WORK INSTRUCTIONS: Pictures stay out. Extract the lines below from the first one through the line with "text width=5.14cm] (inst)", both included.

GIVEN DATA:
- - - -

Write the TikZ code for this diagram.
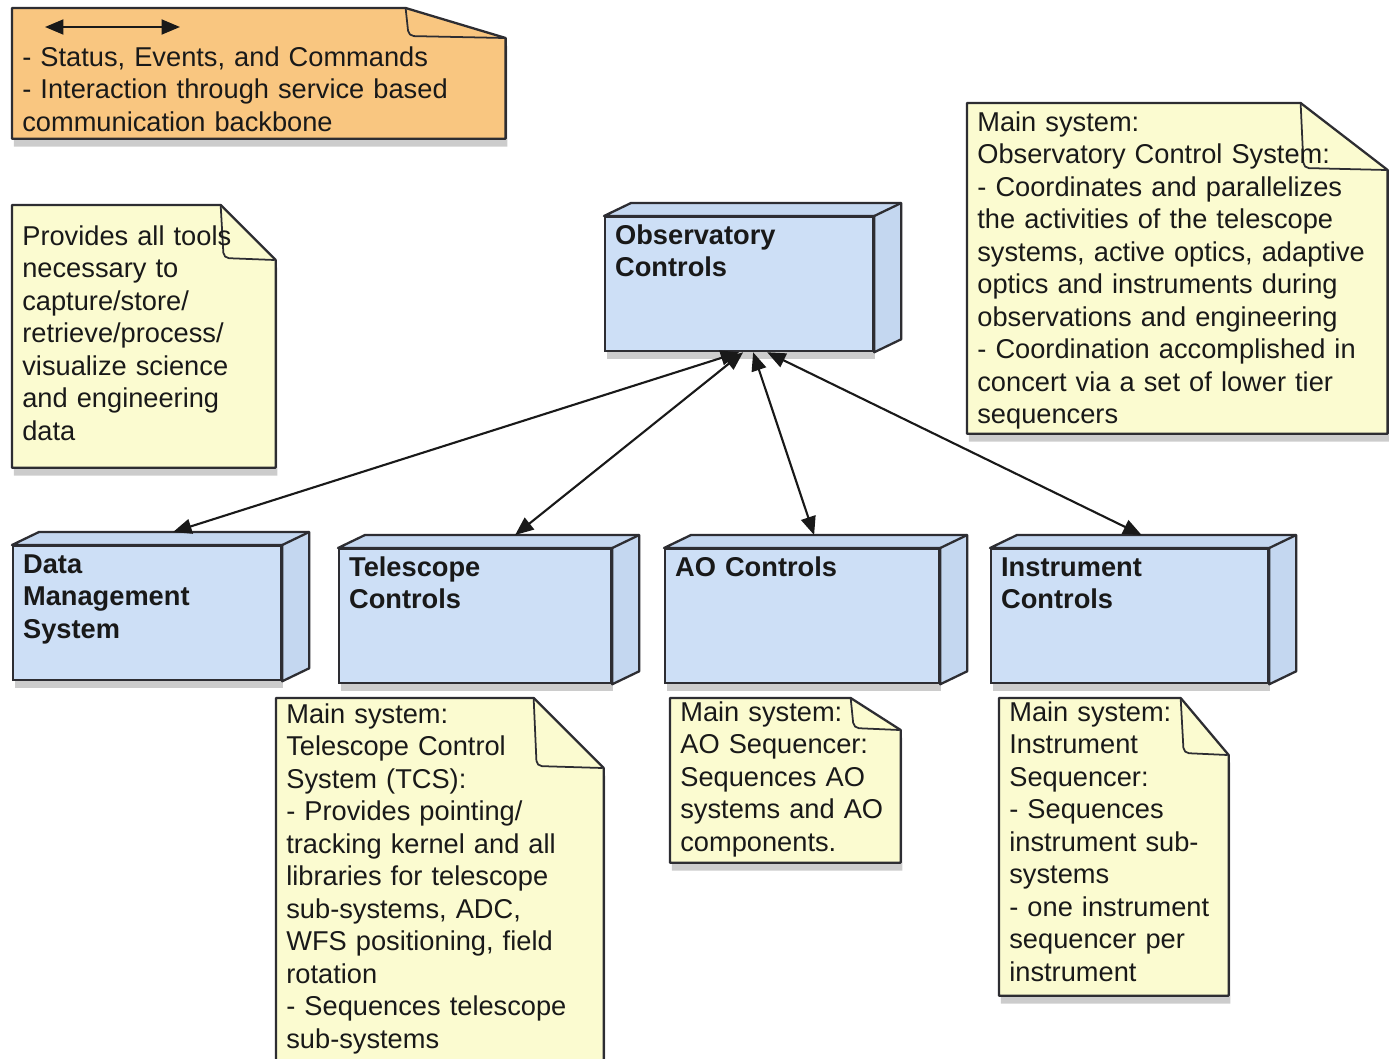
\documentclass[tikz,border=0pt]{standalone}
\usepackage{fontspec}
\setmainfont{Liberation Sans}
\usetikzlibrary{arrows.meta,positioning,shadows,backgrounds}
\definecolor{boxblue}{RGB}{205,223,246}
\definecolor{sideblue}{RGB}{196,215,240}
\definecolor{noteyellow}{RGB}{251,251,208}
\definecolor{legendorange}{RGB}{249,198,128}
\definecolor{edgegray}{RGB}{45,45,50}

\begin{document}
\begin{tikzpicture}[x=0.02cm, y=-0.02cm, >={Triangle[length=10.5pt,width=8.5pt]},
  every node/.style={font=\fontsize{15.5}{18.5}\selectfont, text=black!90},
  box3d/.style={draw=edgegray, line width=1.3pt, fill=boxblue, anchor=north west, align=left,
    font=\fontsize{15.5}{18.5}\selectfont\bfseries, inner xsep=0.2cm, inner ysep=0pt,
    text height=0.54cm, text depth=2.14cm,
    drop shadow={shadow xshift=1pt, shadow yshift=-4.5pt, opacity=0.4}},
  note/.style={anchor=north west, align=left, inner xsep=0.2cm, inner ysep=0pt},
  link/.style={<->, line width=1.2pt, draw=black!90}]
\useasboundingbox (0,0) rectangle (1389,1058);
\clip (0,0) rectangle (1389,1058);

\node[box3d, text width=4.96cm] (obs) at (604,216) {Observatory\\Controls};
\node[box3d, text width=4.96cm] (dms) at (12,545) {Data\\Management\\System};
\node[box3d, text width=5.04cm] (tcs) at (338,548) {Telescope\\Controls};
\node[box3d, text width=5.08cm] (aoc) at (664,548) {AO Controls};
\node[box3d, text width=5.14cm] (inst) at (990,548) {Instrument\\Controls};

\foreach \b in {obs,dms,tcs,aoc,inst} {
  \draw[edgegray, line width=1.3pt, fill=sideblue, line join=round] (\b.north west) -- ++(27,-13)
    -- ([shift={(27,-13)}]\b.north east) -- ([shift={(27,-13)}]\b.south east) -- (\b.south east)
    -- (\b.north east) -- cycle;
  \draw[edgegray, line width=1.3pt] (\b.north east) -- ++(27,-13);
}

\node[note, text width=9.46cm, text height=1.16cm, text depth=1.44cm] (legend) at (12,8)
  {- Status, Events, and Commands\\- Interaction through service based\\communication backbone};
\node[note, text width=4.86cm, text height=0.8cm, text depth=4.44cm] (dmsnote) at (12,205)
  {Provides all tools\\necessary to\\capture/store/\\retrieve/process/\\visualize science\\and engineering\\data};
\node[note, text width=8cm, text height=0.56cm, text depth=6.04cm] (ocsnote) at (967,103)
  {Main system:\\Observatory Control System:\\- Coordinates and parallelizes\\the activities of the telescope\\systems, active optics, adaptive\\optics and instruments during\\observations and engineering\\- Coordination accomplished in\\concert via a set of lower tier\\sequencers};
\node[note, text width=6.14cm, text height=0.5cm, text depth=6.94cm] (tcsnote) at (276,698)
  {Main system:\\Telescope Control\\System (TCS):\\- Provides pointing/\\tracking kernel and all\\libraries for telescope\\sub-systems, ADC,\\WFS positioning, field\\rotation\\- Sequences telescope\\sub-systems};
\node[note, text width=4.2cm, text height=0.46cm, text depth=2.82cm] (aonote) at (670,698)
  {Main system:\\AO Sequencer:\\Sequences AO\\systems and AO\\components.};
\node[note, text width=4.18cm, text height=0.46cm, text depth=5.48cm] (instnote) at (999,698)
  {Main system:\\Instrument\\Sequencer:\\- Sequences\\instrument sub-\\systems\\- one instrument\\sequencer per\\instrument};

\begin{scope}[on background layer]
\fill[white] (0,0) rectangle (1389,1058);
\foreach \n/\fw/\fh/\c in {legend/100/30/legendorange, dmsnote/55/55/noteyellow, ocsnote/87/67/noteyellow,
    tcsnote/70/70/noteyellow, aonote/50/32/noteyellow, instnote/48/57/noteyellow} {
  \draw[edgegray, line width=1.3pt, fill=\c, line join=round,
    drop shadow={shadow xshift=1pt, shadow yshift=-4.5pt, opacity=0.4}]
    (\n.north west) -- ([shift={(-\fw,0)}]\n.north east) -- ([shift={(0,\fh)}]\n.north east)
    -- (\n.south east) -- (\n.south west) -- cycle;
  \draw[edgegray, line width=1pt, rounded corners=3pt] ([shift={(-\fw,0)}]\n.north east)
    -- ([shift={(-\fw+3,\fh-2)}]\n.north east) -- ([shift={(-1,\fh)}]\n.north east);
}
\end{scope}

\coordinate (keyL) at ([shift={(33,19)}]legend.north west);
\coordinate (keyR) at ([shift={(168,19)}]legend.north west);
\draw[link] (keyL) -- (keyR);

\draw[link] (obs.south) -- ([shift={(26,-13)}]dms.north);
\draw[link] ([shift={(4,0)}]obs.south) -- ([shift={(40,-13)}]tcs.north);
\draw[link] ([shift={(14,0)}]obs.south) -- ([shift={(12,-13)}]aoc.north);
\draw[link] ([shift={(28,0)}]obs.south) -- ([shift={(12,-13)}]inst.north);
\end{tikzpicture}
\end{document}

- - - -

RESPONSE:
Write the TikZ code for this diagram.
\documentclass[tikz,border=0pt]{standalone}
\usepackage{fontspec}
\setmainfont{Liberation Sans}
\usetikzlibrary{arrows.meta,positioning,shadows,backgrounds}
\definecolor{boxblue}{RGB}{205,223,246}
\definecolor{sideblue}{RGB}{196,215,240}
\definecolor{noteyellow}{RGB}{251,251,208}
\definecolor{legendorange}{RGB}{249,198,128}
\definecolor{edgegray}{RGB}{45,45,50}

\begin{document}
\begin{tikzpicture}[x=0.02cm, y=-0.02cm, >={Triangle[length=10.5pt,width=8.5pt]},
  every node/.style={font=\fontsize{15.5}{18.5}\selectfont, text=black!90},
  box3d/.style={draw=edgegray, line width=1.3pt, fill=boxblue, anchor=north west, align=left,
    font=\fontsize{15.5}{18.5}\selectfont\bfseries, inner xsep=0.2cm, inner ysep=0pt,
    text height=0.54cm, text depth=2.14cm,
    drop shadow={shadow xshift=1pt, shadow yshift=-4.5pt, opacity=0.4}},
  note/.style={anchor=north west, align=left, inner xsep=0.2cm, inner ysep=0pt},
  link/.style={<->, line width=1.2pt, draw=black!90}]
\useasboundingbox (0,0) rectangle (1389,1058);
\clip (0,0) rectangle (1389,1058);

\node[box3d, text width=4.96cm] (obs) at (604,216) {Observatory\\Controls};
\node[box3d, text width=4.96cm] (dms) at (12,545) {Data\\Management\\System};
\node[box3d, text width=5.04cm] (tcs) at (338,548) {Telescope\\Controls};
\node[box3d, text width=5.08cm] (aoc) at (664,548) {AO Controls};
\node[box3d, text width=5.14cm] (inst) at (990,548) {Instrument\\Controls};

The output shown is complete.